Wherever the word "this" turns up in a line of the entries, copy that line.

• _Information given_
===============
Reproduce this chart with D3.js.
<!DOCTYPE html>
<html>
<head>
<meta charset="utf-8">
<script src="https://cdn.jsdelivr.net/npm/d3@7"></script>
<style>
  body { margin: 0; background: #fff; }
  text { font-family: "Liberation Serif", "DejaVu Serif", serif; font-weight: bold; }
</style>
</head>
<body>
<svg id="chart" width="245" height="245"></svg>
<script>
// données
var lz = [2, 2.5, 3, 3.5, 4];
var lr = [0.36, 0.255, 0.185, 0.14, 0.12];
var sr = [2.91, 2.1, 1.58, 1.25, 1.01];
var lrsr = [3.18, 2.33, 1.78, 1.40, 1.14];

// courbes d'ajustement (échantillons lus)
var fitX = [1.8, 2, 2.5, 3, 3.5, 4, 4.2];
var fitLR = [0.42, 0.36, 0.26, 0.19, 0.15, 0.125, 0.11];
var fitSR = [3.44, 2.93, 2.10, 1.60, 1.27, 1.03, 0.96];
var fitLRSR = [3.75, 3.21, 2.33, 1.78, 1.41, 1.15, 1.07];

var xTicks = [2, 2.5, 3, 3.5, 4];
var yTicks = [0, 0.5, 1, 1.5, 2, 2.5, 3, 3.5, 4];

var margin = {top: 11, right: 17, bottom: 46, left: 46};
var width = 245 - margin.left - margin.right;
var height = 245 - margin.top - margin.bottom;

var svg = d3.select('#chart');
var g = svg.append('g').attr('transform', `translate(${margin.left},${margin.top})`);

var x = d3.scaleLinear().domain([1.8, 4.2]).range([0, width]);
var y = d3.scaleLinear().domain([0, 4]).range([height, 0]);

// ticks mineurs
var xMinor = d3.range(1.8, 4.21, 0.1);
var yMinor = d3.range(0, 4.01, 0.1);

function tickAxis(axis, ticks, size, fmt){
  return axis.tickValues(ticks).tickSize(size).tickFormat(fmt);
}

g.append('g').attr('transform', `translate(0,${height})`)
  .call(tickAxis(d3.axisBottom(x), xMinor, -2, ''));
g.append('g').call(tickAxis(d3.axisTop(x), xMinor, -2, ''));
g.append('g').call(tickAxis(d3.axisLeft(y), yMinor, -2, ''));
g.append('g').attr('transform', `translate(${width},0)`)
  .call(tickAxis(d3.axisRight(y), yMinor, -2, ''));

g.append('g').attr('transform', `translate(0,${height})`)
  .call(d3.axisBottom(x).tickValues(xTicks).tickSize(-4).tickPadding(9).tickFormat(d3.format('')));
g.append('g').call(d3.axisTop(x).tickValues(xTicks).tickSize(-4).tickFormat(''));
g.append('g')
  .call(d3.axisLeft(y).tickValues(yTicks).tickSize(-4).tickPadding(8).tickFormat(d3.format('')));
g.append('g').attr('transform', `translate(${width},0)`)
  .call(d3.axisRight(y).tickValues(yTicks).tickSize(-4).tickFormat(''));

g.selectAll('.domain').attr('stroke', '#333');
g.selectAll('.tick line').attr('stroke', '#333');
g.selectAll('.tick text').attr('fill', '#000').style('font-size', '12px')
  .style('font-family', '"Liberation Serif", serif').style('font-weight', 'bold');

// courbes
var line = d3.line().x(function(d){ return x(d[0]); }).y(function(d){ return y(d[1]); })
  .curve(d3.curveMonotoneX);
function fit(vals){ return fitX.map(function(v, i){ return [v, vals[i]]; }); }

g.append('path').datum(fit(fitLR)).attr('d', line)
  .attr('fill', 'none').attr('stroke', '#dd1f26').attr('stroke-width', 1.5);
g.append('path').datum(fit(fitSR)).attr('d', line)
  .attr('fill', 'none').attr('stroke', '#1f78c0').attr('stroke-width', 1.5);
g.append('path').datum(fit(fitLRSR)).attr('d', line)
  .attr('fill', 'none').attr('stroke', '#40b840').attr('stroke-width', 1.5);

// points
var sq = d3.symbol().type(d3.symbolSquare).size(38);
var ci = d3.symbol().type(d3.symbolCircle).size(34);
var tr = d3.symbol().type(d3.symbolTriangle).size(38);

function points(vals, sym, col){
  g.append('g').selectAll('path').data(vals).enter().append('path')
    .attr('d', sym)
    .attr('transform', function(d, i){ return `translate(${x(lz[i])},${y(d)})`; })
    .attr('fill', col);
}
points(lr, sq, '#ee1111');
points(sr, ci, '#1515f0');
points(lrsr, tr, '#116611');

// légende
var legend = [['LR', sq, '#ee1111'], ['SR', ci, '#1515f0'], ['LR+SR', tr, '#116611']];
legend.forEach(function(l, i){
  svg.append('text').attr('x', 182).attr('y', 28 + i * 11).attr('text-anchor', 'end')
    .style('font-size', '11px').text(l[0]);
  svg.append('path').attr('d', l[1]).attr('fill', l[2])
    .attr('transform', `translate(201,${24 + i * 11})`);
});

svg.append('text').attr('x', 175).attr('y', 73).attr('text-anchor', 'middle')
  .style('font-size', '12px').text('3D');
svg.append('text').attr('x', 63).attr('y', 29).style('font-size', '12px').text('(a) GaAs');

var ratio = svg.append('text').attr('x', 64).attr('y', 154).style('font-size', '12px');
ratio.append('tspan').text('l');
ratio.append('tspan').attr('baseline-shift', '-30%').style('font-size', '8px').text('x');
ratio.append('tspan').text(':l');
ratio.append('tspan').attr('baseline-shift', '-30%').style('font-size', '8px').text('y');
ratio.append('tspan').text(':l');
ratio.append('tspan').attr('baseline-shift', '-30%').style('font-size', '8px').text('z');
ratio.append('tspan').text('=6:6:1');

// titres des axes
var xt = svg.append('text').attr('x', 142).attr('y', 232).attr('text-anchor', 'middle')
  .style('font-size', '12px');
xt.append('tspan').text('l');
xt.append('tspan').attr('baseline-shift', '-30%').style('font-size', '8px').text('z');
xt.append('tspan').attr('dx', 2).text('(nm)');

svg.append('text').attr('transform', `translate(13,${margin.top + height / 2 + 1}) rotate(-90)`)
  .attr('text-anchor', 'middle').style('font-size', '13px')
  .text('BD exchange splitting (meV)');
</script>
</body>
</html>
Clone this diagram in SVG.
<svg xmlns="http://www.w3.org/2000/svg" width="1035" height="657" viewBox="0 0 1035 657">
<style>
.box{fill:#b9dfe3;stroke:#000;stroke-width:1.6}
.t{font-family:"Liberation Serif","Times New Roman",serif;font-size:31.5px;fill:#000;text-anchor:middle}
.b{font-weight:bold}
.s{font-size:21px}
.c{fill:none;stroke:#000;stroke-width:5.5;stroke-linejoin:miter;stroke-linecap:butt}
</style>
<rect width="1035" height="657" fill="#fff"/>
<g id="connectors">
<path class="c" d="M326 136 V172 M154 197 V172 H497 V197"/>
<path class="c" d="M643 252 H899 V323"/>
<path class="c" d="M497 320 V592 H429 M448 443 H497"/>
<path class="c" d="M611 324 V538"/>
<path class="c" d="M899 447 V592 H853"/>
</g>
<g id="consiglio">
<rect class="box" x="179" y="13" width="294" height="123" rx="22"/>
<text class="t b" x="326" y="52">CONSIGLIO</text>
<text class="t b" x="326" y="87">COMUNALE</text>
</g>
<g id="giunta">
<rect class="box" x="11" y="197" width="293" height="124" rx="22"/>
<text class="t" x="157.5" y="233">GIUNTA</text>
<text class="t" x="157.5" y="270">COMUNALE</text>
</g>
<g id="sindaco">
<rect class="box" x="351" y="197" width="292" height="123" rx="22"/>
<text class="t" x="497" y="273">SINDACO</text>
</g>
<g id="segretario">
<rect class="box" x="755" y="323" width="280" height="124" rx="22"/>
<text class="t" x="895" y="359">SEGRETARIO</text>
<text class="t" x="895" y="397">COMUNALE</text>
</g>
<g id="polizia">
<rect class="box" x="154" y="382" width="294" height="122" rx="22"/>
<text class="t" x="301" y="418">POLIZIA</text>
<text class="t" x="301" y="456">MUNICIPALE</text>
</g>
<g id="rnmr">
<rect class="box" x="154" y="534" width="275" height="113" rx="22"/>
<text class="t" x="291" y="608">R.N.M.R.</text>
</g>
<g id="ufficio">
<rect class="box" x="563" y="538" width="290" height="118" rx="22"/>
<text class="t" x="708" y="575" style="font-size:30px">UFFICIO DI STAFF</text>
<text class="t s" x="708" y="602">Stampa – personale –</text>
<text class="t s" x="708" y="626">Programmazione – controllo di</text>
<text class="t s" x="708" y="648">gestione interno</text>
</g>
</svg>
===============
• _Complete output_
Reproduce this chart with D3.js.
Clone this diagram in SVG.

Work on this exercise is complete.